── Data for this exercise
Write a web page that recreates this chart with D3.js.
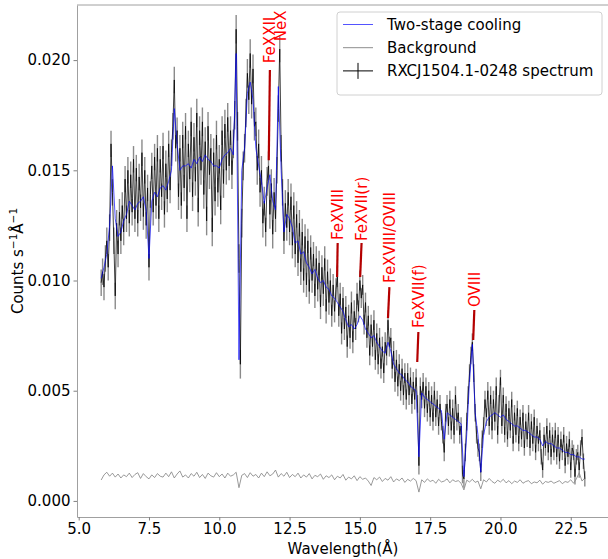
<!DOCTYPE html>
<html>
<head>
<meta charset="utf-8">
<script src="https://cdn.jsdelivr.net/npm/d3@7"></script>
<style>
  body { margin: 0; background: #fff; }
  svg { display: block; font-family: "DejaVu Sans", sans-serif; }
</style>
</head>
<body>
<div id="chart"></div>
<script>
// wavelength grids (Angstrom)
let specStart = 5.8, specStep = 0.05;
let modelStart = 5.8, modelStep = 0.1;

// observed spectrum, counts s^-1 A^-1 in units of 1e-4 (0.05 A bins)
let spectrum = [
  99,104,97,110,
  118,106,124,162,140,118,93,126,112,131,118,134,122,146,128,150,126,148,131,155,
  128,151,126,147,133,158,129,150,125,142,106,139,152,131,156,134,160,128,155,138,
  161,130,153,137,162,141,158,170,191,160,168,138,160,134,166,142,170,128,162,146,
  172,138,165,145,176,131,168,150,172,139,163,127,170,148,160,122,158,136,166,140,
  155,132,168,144,171,150,174,152,168,148,162,175,214,170,110,62,126,152,160,176,
  194,182,203,180,196,170,172,150,162,140,150,126,136,122,145,152,130,144,121,140,
  128,150,178,205,160,140,118,135,124,140,122,138,116,134,112,130,108,126,104,122,
  100,120,98,118,95,115,100,112,93,110,96,108,88,106,94,110,86,104,90,100,
  84,98,86,96,102,84,94,76,92,78,88,70,84,74,90,72,86,78,94,86,
  100,92,98,80,90,74,84,66,80,70,82,64,76,62,74,60,70,58,72,66,
  82,70,74,60,68,54,64,52,62,50,60,48,58,46,58,48,56,44,54,46,
  56,44,16,52,46,54,42,52,40,50,38,48,36,50,38,46,34,44,36,30,
  22,40,44,34,46,32,42,30,48,36,40,30,34,12,10,22,36,48,58,66,
  72,58,40,30,24,22,13,28,34,46,38,50,34,48,32,46,36,52,30,44,
  56,34,48,30,44,28,42,32,46,26,40,30,42,26,38,28,40,24,36,28,
  40,24,36,26,38,22,34,26,32,20,14,30,24,34,22,32,20,30,22,32,
  20,30,18,28,22,30,16,26,20,28,14,24,22,11,20,22,14,24,29,18,
  10
];

// 1-sigma error per 1 A band (5..23 A), units of 1e-4
let errLevel = [6,6,6,6,6.5,6.5,6.5,6,5.5,5,4.5,4.5,4,4,4,3.5,3.5,3.5,3.5];

// two-stage cooling model, units of 1e-4 (0.1 A grid)
let model = [
  101,106,
  112,125,152,128,120,122,127,130,136,134,
  132,135,136,138,132,110,136,140,138,142,
  143,141,145,150,178,162,150,152,152,153,
  151,155,153,156,154,157,155,154,152,152,
  151,155,157,158,160,157,203,64,150,160,
  185,190,182,160,152,145,135,142,148,136,
  132,188,150,122,130,128,124,117,118,112,
  113,108,106,103,105,101,99,100,97,96,
  93,92,90,88,86,82,79,80,78,80,
  84,82,78,76,74,75,72,70,68,67,
  72,68,62,60,58,57,55,54,52,51,
  50,20,49,47,46,45,44,43,42,41,
  28,40,39,38,37,36,35,11,30,55,
  71,40,30,13,30,36,38,39,40,39,
  38,39,37,36,35,34,34,33,32,32,
  31,30,29,29,28,25,27,26,26,25,
  24,24,23,22,22,21,21,20,20,19,
  19
];

// background, units of 1e-5 (0.1 A grid)
let background = [
  95,118,
  130,112,126,108,122,104,118,110,126,106,
  120,128,102,124,110,100,118,106,124,112,
  108,126,110,132,104,122,136,108,118,104,
  124,112,130,106,120,102,126,114,108,128,
  110,122,104,126,112,118,130,60,116,124,
  106,128,112,120,104,126,110,132,114,122,
  140,108,124,112,130,106,120,110,126,104,
  118,108,124,100,116,110,122,98,114,106,
  118,96,112,104,120,94,108,100,114,92,
  110,98,104,90,70,106,96,108,88,102,
  94,110,86,100,92,104,84,98,90,102,
  92,40,96,84,100,88,94,80,98,86,
  90,100,82,96,88,92,80,50,94,86,
  98,84,90,55,96,86,102,88,80,94,
  86,98,82,92,78,90,84,96,80,88,
  92,78,86,82,94,76,88,84,90,80,
  86,92,78,88,84,96,80,100,128,90,
  104
];

// line identifications
let lineNames = ["FeXXII", "NeX", "FeXVIII", "FeXVII(r)", "FeXVIII/OVIII", "FeXVII(f)", "OVIII"];
let lineTextWave = [11.80, 12.19, 14.21, 15.06, 16.05, 17.08, 19.07];
let linePointWave = [11.76, 12.15, 14.19, 15.01, 16.00, 17.04, 19.03];
let lineTextY = [0.01986, 0.02086, 0.01184, 0.01179, 0.00989, 0.00785, 0.00880];
let lineTop = [0.01955, null, 0.01170, 0.01170, 0.00970, 0.00766, 0.00866];
let lineBottom = [0.01546, null, 0.01016, 0.01016, 0.00830, 0.00630, 0.00730];

let xTicks = [5.0, 7.5, 10.0, 12.5, 15.0, 17.5, 20.0, 22.5];
let yTicks = [0.000, 0.005, 0.010, 0.015, 0.020];

let legendLabels = ["Two-stage cooling", "Background", "RXCJ1504.1-0248 spectrum"];

let margin = { top: 5, left: 77, right: 0, bottom: 42 };
let width = 532;
let height = 512;

let svg = d3.select("#chart").append("svg")
    .attr("width", 608)
    .attr("height", 559);

let group = svg.append("g")
    .attr("transform", "translate(" + margin.left + "," + margin.top + ")");

let x = d3.scaleLinear()
    .domain([4.94, 23.86])
    .range([0, width]);

let y = d3.scaleLinear()
    .domain([-0.00073, 0.0225])
    .range([height, 0]);

let specData = spectrum.map((v, i) => {
    let w = specStart + i * specStep;
    let e = errLevel[Math.floor(w + 1e-6) - 5] * 1e-4;
    return { w: w, v: v * 1e-4, e: e };
});
let modelData = model.map((v, i) => ({ w: modelStart + i * modelStep, v: v * 1e-4 }));
let bgData = background.map((v, i) => ({ w: modelStart + i * modelStep, v: v * 1e-5 }));

let line = d3.line()
    .x(d => x(d.w))
    .y(d => y(d.v));

// background
group.append("path")
    .datum(bgData)
    .attr("d", line)
    .attr("fill", "none")
    .attr("stroke", "#808080")
    .attr("stroke-width", 0.8);

// error bars
group.selectAll(".err")
    .data(specData)
    .enter()
    .append("line")
    .attr("class", "err")
    .attr("x1", d => x(d.w))
    .attr("x2", d => x(d.w))
    .attr("y1", d => y(d.v - d.e))
    .attr("y2", d => y(d.v + d.e))
    .attr("stroke", "#8a8a8a")
    .attr("stroke-width", 1.4);

// spectrum
group.append("path")
    .datum(specData)
    .attr("d", line)
    .attr("fill", "none")
    .attr("stroke", "#000")
    .attr("stroke-width", 0.75);

// model
group.append("path")
    .datum(modelData)
    .attr("d", line)
    .attr("fill", "none")
    .attr("stroke", "#0000ff")
    .attr("stroke-opacity", 0.75)
    .attr("stroke-width", 0.9);

// axes
let xAxis = d3.axisBottom(x)
    .tickValues(xTicks)
    .tickFormat(d3.format(".1f"))
    .tickSize(3.5)
    .tickPadding(3)
    .tickSizeOuter(0);

let yAxis = d3.axisLeft(y)
    .tickValues(yTicks)
    .tickFormat(d3.format(".3f"))
    .tickSize(3.5)
    .tickPadding(3)
    .tickSizeOuter(0);

let xAxisGroup = group.append("g")
    .attr("class", "x-axis axis")
    .attr("transform", "translate(0," + height + ")")
    .call(xAxis);

let yAxisGroup = group.append("g")
    .attr("class", "y-axis axis")
    .call(yAxis);

[xAxisGroup, yAxisGroup].forEach(g => {
    g.select(".domain").attr("stroke", "#a0a0a0");
    g.selectAll(".tick line").attr("stroke", "#808080");
    g.selectAll(".tick text")
        .attr("fill", "#000")
        .style("font-size", "15px")
        .style("font-family", "DejaVu Sans");
});

// top spine
group.append("line")
    .attr("x1", 0).attr("x2", width)
    .attr("y1", 0).attr("y2", 0)
    .attr("stroke", "#a0a0a0");

// axis labels
svg.append("text")
    .attr("x", margin.left + width / 2)
    .attr("y", 554)
    .attr("text-anchor", "middle")
    .style("font-size", "15px")
    .text("Wavelength(Å)");

let yLabel = svg.append("text")
    .attr("transform", "translate(18," + (margin.top + height / 2) + ") rotate(-90)")
    .attr("text-anchor", "middle")
    .attr("dy", "0.35em")
    .style("font-size", "15px");
yLabel.append("tspan").text("Counts s");
yLabel.append("tspan").attr("baseline-shift", "super").style("font-size", "10.5px").text("−1");
yLabel.append("tspan").text("Å");
yLabel.append("tspan").attr("baseline-shift", "super").style("font-size", "10.5px").text("−1");

// line identifications
lineNames.forEach((name, i) => {
    group.append("text")
        .attr("transform", "translate(" + x(lineTextWave[i]) + "," + y(lineTextY[i]) + ") rotate(-90)")
        .attr("dy", "0.36em")
        .attr("fill", "#ff0000")
        .style("font-size", "15px")
        .text(name);
    if (lineTop[i] !== null) {
        group.append("line")
            .attr("x1", x(lineTextWave[i]))
            .attr("y1", y(lineTop[i]))
            .attr("x2", x(linePointWave[i]))
            .attr("y2", y(lineBottom[i]))
            .attr("stroke", "#b40000")
            .attr("stroke-width", 2.2);
    }
});

// legend
let legend = svg.append("g")
    .attr("transform", "translate(337,12)");

legend.append("rect")
    .attr("width", 265)
    .attr("height", 83)
    .attr("rx", 3)
    .attr("fill", "#fff")
    .attr("fill-opacity", 0.85)
    .attr("stroke", "#d0d0d0");

let legendStroke = ["#0000ff", "#808080", "#000"];
let legendOpacity = [0.75, 1, 1];

legendLabels.forEach((label, i) => {
    let ly = 12.5 + i * 23.2;
    legend.append("line")
        .attr("x1", 6).attr("x2", 36)
        .attr("y1", ly).attr("y2", ly)
        .attr("stroke", legendStroke[i])
        .attr("stroke-opacity", legendOpacity[i])
        .attr("stroke-width", i === 2 ? 1 : 0.9);
    if (i === 2) {
        legend.append("line")
            .attr("x1", 21).attr("x2", 21)
            .attr("y1", ly - 8).attr("y2", ly + 8)
            .attr("stroke", "#000")
            .attr("stroke-width", 1);
    }
    legend.append("text")
        .attr("x", 50)
        .attr("y", ly)
        .attr("dy", "0.36em")
        .style("font-size", "15px")
        .text(label);
});
</script>
</body>
</html>
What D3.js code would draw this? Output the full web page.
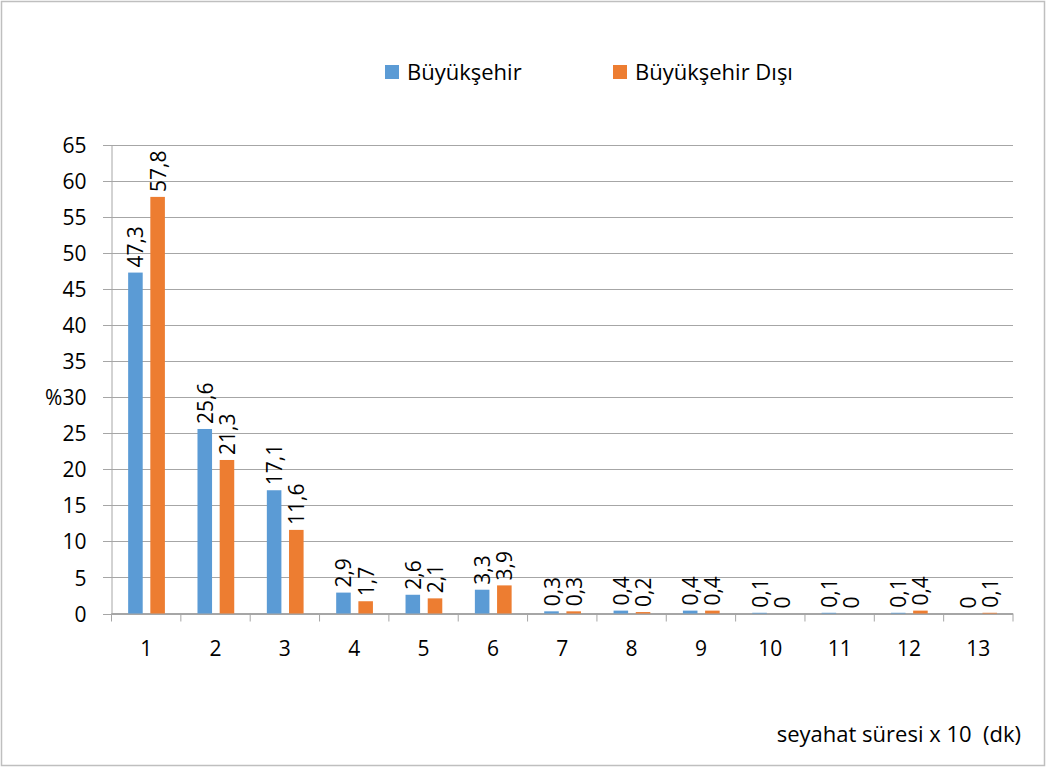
────
**Task prompt:**
Leave the pictures out and please restate exactly the lines running from the start of the material through the one with "let modelStart = 5.8, modelStep = 0.1;".

**The solution:**
Write a web page that recreates this chart with D3.js.
<!DOCTYPE html>
<html>
<head>
<meta charset="utf-8">
<script src="https://cdn.jsdelivr.net/npm/d3@7"></script>
<style>
  body { margin: 0; background: #fff; }
  svg { display: block; font-family: "DejaVu Sans", sans-serif; }
</style>
</head>
<body>
<div id="chart"></div>
<script>
// wavelength grids (Angstrom)
let specStart = 5.8, specStep = 0.05;
let modelStart = 5.8, modelStep = 0.1;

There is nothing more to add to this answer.